I am so pleased to be here with you tonight, and to be with you, Lord Balfour, on this special evening, as we mark the centenary of the letter written by your great-uncle, which I believe to be one of the most significant letters in history.
Au contraire!
Au contraire! One hundred years ago, a promise was made by British Foreign Secretary Arthur James Balfour.
With the stroke of his pen, he committed to signing over the land of Palestine to the Zionist Federation so they could create a Jewish state of their own.
In the Balfour Declaration, the British government stated, it clearly understood that nothing shall be done which may prejudice the civil and religious rights of the existing non-Jewish communities in Palestine.
But that assurance never materialized.
And a century of pain and suffering followed, something Balfour's ancestors say he could never have predicted.

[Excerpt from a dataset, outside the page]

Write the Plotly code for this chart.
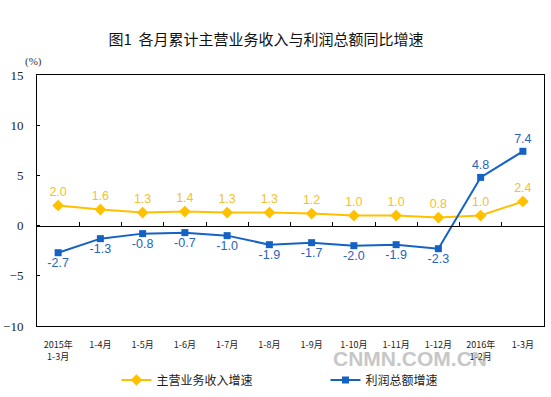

I'm sure Arthur would say this is unacceptable, you know, that there's got to be more help for the Palestinians.
But Arthur Balfour had no love for the non-Jewish communities in Palestine as he negatively tagged the Arab residents 700,000 who made up 90% of Palestine's population.
Balfour's letter was more about his loathing of Jews, a feature not improbable for a Christian Zionist Brit who thought the return of the Jews to Israel, which had already ensued after the Babylonian exile, was imminent.
At the same time, by presiding over the passage of the 1905 Aliens Act, Balfour hoped to prevent waves of East European Jews from flooding Britain's shores.
So he sat right down and wrote himself a letter so he could send them off to Palestine instead.
And it was not a declaration on par with America's Declaration of Independence as the Jews spin it to bamboozle the Gentiles.
Plus, the letter had no legal force.
Since Britain didn't rule the region in 1917, the Ottomans did.
They were at war with Britain, who was inciting Arab uprisings against Istanbul with a promise of independence for the Arab tribes, especially in Palestine.
Naturally, the Ottomans opposed the idea.
And give me a break, homeland.
The Jews planned a state from the beginning, with all the perks of a state.
Just pick up a copy of Herzl's Der Judenstadt.
What kind of homeland for the Jews is it anyways?
Jews are living everywhere else.
The Palestinians are the indigenous people of Palestine, not Europeanized Jews whose occupying government has no right to the land.
There is today a new and pernicious form of anti-Semitism which uses criticism of the actions of the Israeli government as a despicable justification for questioning the very right of Israel to exist.
This is abhorrent and we will not stand for it.
Hey gal, will eating hamburgers be the next form of anti-Semitism?
Look, states rise and fall.
Governments come and go.
The U.S. is getting real close itself, hard on the tail of Britain's own decline.
No state, no government, has a right to exist, especially when hell-bent on genocide, theft, and ethnic cleansing like Israel.
Enough with the anti-Semitism swindle.
How much manipulation can the world stand?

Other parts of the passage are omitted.